─── Data excerpts

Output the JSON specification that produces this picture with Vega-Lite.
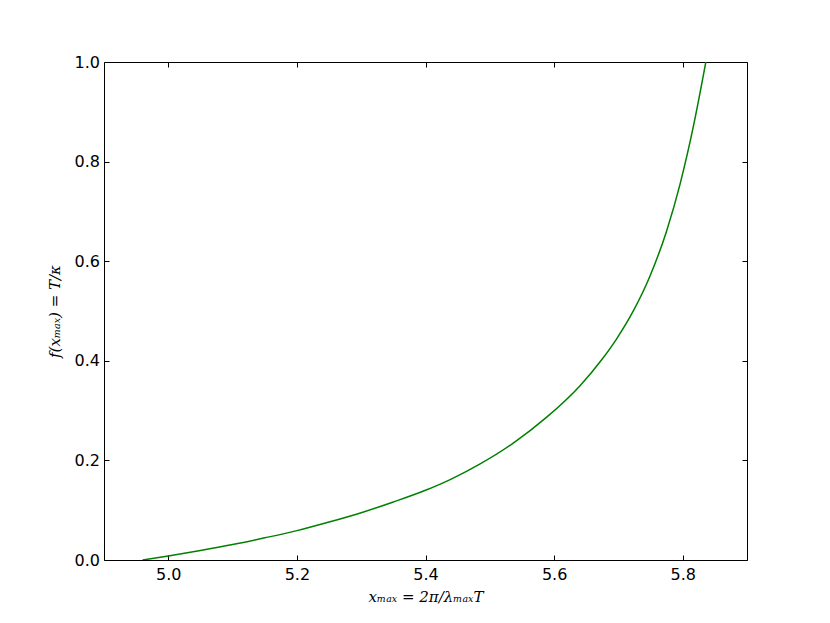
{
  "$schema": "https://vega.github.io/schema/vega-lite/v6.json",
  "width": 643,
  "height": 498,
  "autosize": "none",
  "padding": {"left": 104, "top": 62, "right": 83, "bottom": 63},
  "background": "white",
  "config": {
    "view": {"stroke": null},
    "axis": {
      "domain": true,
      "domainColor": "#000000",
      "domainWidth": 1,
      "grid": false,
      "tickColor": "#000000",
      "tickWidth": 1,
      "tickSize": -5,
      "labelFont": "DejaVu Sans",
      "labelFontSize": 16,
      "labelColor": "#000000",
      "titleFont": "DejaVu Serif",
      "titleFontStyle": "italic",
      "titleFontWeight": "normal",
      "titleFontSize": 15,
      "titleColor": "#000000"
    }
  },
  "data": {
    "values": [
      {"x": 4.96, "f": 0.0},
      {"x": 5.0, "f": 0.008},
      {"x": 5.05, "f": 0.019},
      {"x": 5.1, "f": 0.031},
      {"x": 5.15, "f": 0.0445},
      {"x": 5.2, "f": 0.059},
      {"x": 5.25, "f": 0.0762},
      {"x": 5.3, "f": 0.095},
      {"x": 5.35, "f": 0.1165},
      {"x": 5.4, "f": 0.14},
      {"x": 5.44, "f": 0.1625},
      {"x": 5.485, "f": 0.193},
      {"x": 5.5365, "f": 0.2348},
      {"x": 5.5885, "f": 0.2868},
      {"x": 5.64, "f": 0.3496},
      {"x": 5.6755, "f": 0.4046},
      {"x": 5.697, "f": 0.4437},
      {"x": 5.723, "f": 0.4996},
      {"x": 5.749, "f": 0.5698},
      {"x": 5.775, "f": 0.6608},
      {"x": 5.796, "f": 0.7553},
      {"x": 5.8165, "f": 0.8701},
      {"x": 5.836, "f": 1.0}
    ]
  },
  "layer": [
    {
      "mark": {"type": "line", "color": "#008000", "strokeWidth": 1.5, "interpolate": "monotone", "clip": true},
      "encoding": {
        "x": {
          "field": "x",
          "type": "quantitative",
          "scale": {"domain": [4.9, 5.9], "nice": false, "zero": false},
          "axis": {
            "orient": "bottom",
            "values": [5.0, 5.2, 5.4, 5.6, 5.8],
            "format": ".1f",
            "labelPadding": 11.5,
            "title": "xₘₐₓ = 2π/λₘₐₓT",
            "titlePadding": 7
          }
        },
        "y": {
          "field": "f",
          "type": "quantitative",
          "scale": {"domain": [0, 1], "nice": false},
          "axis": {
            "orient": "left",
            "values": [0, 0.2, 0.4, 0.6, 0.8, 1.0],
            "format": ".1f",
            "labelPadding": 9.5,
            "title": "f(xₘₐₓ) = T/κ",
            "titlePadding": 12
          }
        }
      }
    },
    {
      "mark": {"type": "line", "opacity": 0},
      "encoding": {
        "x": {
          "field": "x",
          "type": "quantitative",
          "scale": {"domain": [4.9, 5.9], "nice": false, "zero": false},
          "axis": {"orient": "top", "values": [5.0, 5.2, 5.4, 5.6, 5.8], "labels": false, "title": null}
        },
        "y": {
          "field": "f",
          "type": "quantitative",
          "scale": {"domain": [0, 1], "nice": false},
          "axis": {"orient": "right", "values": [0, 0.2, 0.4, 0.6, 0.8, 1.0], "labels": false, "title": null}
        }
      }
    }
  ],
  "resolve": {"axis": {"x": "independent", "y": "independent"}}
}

──────
─── Data excerpts

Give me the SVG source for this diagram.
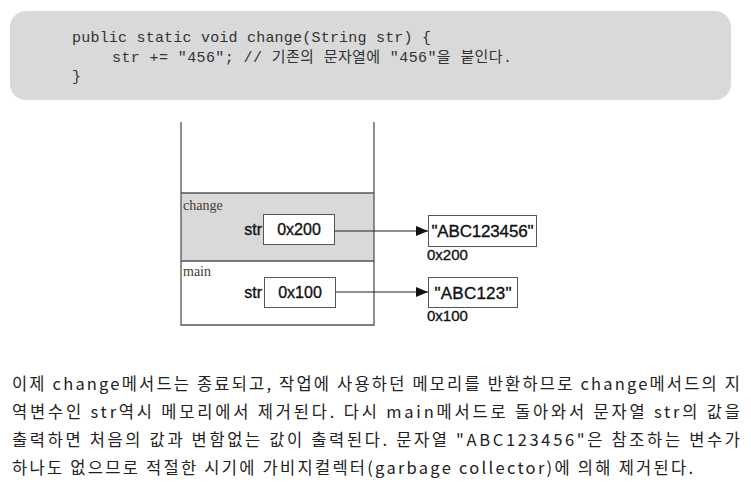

──────

## Requirement
Looking at the records above, report how many lines contain the word "this". Answer with the number only.

## Written response
2